The BOP has high-intensity “residential” programs at prisons in Marion, Illinois; and Devens, Massachusetts, in which offenders receive treatment five days a week. These programs target “offenders with an elevated risk of reoffending,” the BOP says.
The BOP will determine if an inmate should have residential or non-residential treatment, the BOP webpage says. The BOP noted what while inmates can receive treatment when they request it, most inmates normally enter treatment when they have 24-42 months left on their sentence — about 56 years from now for Nassar, age 54.
The website says only prisoners who volunteer can receive the treatment. It’s not known if Nassar has volunteered.
Federal, then state sentences
If he’s still alive when he finishes his federal sentence, he will have to return to Michigan to serve sentences for sex crimes.
On Monday, Nassar was sentenced to 40 to 125 years in Eaton County, Michigan, where nearly 200 girls and women made statements about how his sexual abuse had changed their lives.

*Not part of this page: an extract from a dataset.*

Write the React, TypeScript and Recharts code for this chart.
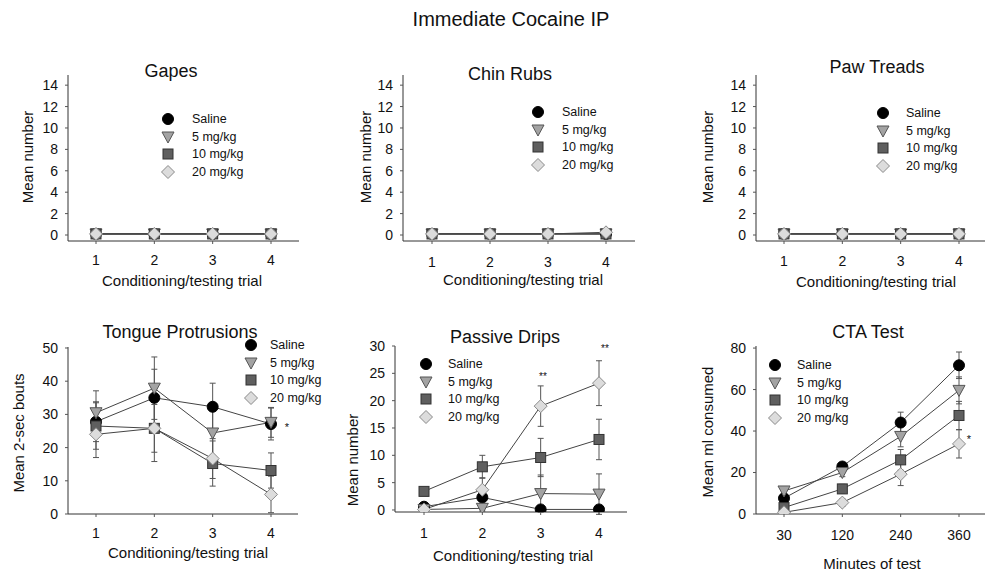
import React from "react";
import { ErrorBar, Line, LineChart, XAxis, YAxis } from "recharts";

const FONT = "'Liberation Sans', Arial, sans-serif";

const trials = ["1", "2", "3", "4"];
const minutes = ["30", "120", "240", "360"];
const groups = ["Saline", "5 mg/kg", "10 mg/kg", "20 mg/kg"];

// top row: every group sits on the floor
const gapesMean = [
  [0.1, 0.1, 0.1, 0.1],
  [0.1, 0.1, 0.1, 0.1],
  [0.1, 0.1, 0.1, 0.1],
  [0.1, 0.1, 0.1, 0.1],
];
const chinMean = [
  [0.1, 0.1, 0.1, 0.1],
  [0.1, 0.1, 0.1, 0.1],
  [0.1, 0.1, 0.1, 0.1],
  [0.1, 0.1, 0.1, 0.25],
];
const pawMean = [
  [0.1, 0.1, 0.1, 0.1],
  [0.1, 0.1, 0.1, 0.1],
  [0.1, 0.1, 0.1, 0.1],
  [0.1, 0.1, 0.1, 0.1],
];
const noErr = [
  [0, 0, 0, 0],
  [0, 0, 0, 0],
  [0, 0, 0, 0],
  [0, 0, 0, 0],
];

const tongueMean = [
  [27.8, 35.0, 32.3, 27.1],
  [30.5, 37.9, 24.4, 27.6],
  [26.5, 25.8, 15.2, 13.1],
  [24.0, 25.8, 16.7, 5.9],
];
const tongueErr = [
  [6.0, 8.6, 7.1, 4.8],
  [6.6, 9.4, 7.0, 4.5],
  [7.0, 7.2, 6.8, 5.3],
  [7.0, 10.0, 6.0, 5.5],
];

const dripsMean = [
  [0.6, 2.3, 0.1, 0.1],
  [0.1, 0.3, 3.0, 2.9],
  [3.4, 7.9, 9.6, 12.9],
  [0.1, 3.7, 19.0, 23.2],
];
const dripsErr = [
  [0.4, 1.5, 0, 0],
  [0.3, 0.5, 3.4, 3.7],
  [0.6, 2.1, 3.5, 3.7],
  [0.2, 2.2, 3.7, 4.1],
];

const ctaMean = [
  [7.6, 22.9, 44.1, 71.7],
  [11.1, 20.0, 37.4, 59.6],
  [3.1, 12.1, 26.1, 47.5],
  [0.8, 5.5, 19.2, 33.8],
];
const ctaErr = [
  [1.5, 1.8, 5.0, 6.4],
  [1.2, 2.0, 5.0, 6.5],
  [1.0, 2.2, 5.0, 6.8],
  [0.5, 1.8, 5.5, 6.8],
];

const topTicks = [0, 2, 4, 6, 8, 10, 12, 14];
const tongueTicks = [0, 10, 20, 30, 40, 50];
const dripsTicks = [0, 5, 10, 15, 20, 25, 30];
const ctaTicks = [0, 20, 40, 60, 80];

function Marker({ kind, cx, cy }: { kind: number; cx: number; cy: number }) {
  if (kind === 0) return <circle cx={cx} cy={cy} r={5.5} fill="#000" stroke="#000" />;
  if (kind === 1)
    return (
      <polygon
        points={`${cx - 6},${cy - 5} ${cx + 6},${cy - 5} ${cx},${cy + 6}`}
        fill="#a3a3a3"
        stroke="#555"
        strokeWidth={1}
      />
    );
  if (kind === 2)
    return <rect x={cx - 5} y={cy - 5} width={10} height={10} fill="#5f5f5f" stroke="#333" strokeWidth={1} />;
  return (
    <polygon
      points={`${cx},${cy - 6.5} ${cx + 6.5},${cy} ${cx},${cy + 6.5} ${cx - 6.5},${cy}`}
      fill="#dcdcdc"
      stroke="#8a8a8a"
      strokeWidth={1}
    />
  );
}

function LegendBox({ x, y, textGap }: { x: number; y: number; textGap: number }) {
  return (
    <div
      style={{
        position: "absolute",
        left: x - 8,
        top: y - 8.8,
        fontFamily: FONT,
        fontSize: 12.5,
        color: "#111",
      }}
    >
      {groups.map((g, k) => (
        <div key={g} style={{ display: "flex", alignItems: "center", height: 17.6 }}>
          <svg width={16} height={16} style={{ display: "block" }}>
            <Marker kind={k} cx={8} cy={8} />
          </svg>
          <span style={{ marginLeft: textGap, whiteSpace: "nowrap" }}>{g}</span>
        </div>
      ))}
    </div>
  );
}

type PanelProps = {
  left: number;
  top: number;
  plotW: number;
  plotH: number;
  padL: number;
  padR: number;
  domain: [number, number];
  ticks: number[];
  cats: string[];
  means: number[][];
  errs: number[][];
  xTickGap: number;
};

const YW = 50;
const MT = 10;
const MR = 5;
const XH = 40;
const TS = 3;

function Panel(p: PanelProps) {
  const data = p.cats.map((c, i) => {
    const row: Record<string, number | string> = { cat: c };
    p.means.forEach((m, k) => {
      row[`s${k}`] = m[i];
      row[`e${k}`] = p.errs[k][i];
    });
    return row;
  });
  return (
    <div style={{ position: "absolute", left: p.left - YW, top: p.top - MT }}>
      <LineChart
        width={YW + p.plotW + MR}
        height={MT + p.plotH + XH}
        data={data}
        margin={{ top: MT, right: MR, left: 0, bottom: 0 }}
        style={{ overflow: "visible" }}
      >
        <XAxis
          dataKey="cat"
          height={XH}
          interval={0}
          padding={{ left: p.padL, right: p.padR }}
          tickLine={{ stroke: "#555" }}
          tickSize={TS}
          tickMargin={p.xTickGap - TS}
          axisLine={{ stroke: "#333" }}
          tick={{ fill: "#111", fontSize: 14, fontFamily: FONT }}
        />
        <YAxis
          type="number"
          domain={p.domain}
          ticks={p.ticks}
          interval={0}
          width={YW}
          allowDataOverflow
          tickLine={{ stroke: "#555" }}
          tickSize={TS}
          tickMargin={7}
          axisLine={{ stroke: "#333" }}
          tick={{ fill: "#111", fontSize: 14, fontFamily: FONT }}
        />
        {p.means.map((_, k) => (
          <Line
            key={k}
            dataKey={`s${k}`}
            stroke="#444"
            strokeWidth={1}
            isAnimationActive={false}
            activeDot={false}
            dot={(d: any) => <Marker key={`m${k}-${d.index}`} kind={k} cx={d.cx} cy={d.cy} />}
          >
            <ErrorBar dataKey={`e${k}`} direction="y" width={3} stroke="#555" strokeWidth={1} />
          </Line>
        ))}
      </LineChart>
    </div>
  );
}

function Txt({
  x,
  y,
  size,
  children,
  rotate,
}: {
  x: number;
  y: number;
  size: number;
  children: React.ReactNode;
  rotate?: boolean;
}) {
  return (
    <div
      style={{
        position: "absolute",
        left: x,
        top: y,
        transform: `translate(-50%, -50%)${rotate ? " rotate(-90deg)" : ""}`,
        fontFamily: FONT,
        fontSize: size,
        lineHeight: 1,
        color: "#111",
        whiteSpace: "nowrap",
      }}
    >
      {children}
    </div>
  );
}

export default function App() {
  const xl = "Conditioning/testing trial";
  return (
    <div style={{ position: "absolute", left: 0, top: 0, width: 990, height: 575, background: "#fff" }}>
      <Txt x={511} y={19} size={20}>Immediate Cocaine IP</Txt>

      <Panel left={68} top={75} plotW={231} plotH={166} padL={28} padR={28} domain={[-0.56, 14.95]} ticks={topTicks}
        cats={trials} means={gapesMean} errs={noErr} xTickGap={14} />
      <LegendBox x={168} y={119} textGap={16} />
      <Txt x={171} y={71} size={18}>Gapes</Txt>
      <Txt x={27} y={157} size={15} rotate>Mean number</Txt>
      <Txt x={182} y={280} size={15}>{xl}</Txt>

      <Panel left={403} top={75} plotW={232} plotH={166} padL={29} padR={29} domain={[-0.56, 14.95]} ticks={topTicks}
        cats={trials} means={chinMean} errs={noErr} xTickGap={16} />
      <LegendBox x={538} y={112} textGap={16} />
      <Txt x={510} y={74} size={18}>Chin Rubs</Txt>
      <Txt x={365} y={157} size={15} rotate>Mean number</Txt>
      <Txt x={523} y={279} size={15}>{xl}</Txt>

      <Panel left={756} top={75} plotW={229} plotH={166} padL={28} padR={26} domain={[-0.56, 14.95]} ticks={topTicks}
        cats={trials} means={pawMean} errs={noErr} xTickGap={15} />
      <LegendBox x={883} y={113} textGap={15} />
      <Txt x={877} y={67} size={18}>Paw Treads</Txt>
      <Txt x={707} y={157} size={15} rotate>Mean number</Txt>
      <Txt x={876} y={281} size={15}>{xl}</Txt>

      <Panel left={68} top={347} plotW={230} plotH={167} padL={28} padR={27} domain={[0, 50.3]} ticks={tongueTicks}
        cats={trials} means={tongueMean} errs={tongueErr} xTickGap={14} />
      <LegendBox x={251} y={345} textGap={11} />
      <Txt x={180} y={332} size={18}>Tongue Protrusions</Txt>
      <Txt x={18} y={433} size={15} rotate>Mean 2-sec bouts</Txt>
      <Txt x={188} y={552} size={15}>{xl}</Txt>
      <Txt x={287} y={427} size={11}>*</Txt>

      <Panel left={395} top={346} plotW={232} plotH={166} padL={29} padR={28} domain={[-0.37, 30]} ticks={dripsTicks}
        cats={trials} means={dripsMean} errs={dripsErr} xTickGap={16} />
      <LegendBox x={426} y={364} textGap={14} />
      <Txt x={505} y={337} size={18}>Passive Drips</Txt>
      <Txt x={352} y={460} size={15} rotate>Mean number</Txt>
      <Txt x={513} y={555} size={15}>{xl}</Txt>
      <Txt x={543} y={377} size={10}>**</Txt>
      <Txt x={605} y={349} size={10}>**</Txt>

      <Panel left={756} top={346} plotW={229} plotH={168} padL={28} padR={26} domain={[0, 81]} ticks={ctaTicks}
        cats={minutes} means={ctaMean} errs={ctaErr} xTickGap={16} />
      <LegendBox x={775} y={365} textGap={14} />
      <Txt x={868} y={332} size={18}>CTA Test</Txt>
      <Txt x={707} y={432} size={15} rotate>Mean ml consumed</Txt>
      <Txt x={872} y={563} size={15}>Minutes of test</Txt>
      <Txt x={969} y={439} size={11}>*</Txt>
    </div>
  );
}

The Eaton County sentence will run concurrently with the 40-to-175-year sentence from nearby Ingham County, Michigan.
In December, Nassar was sentenced for the child pornography charges in federal court.
He pleaded guilty to receiving child pornography in 2004, possessing child pornography from 2003 to 2016 and destroying and concealing evidence in 2016 as he was under investigation, according to the US attorney’s office for the Western District of Michigan.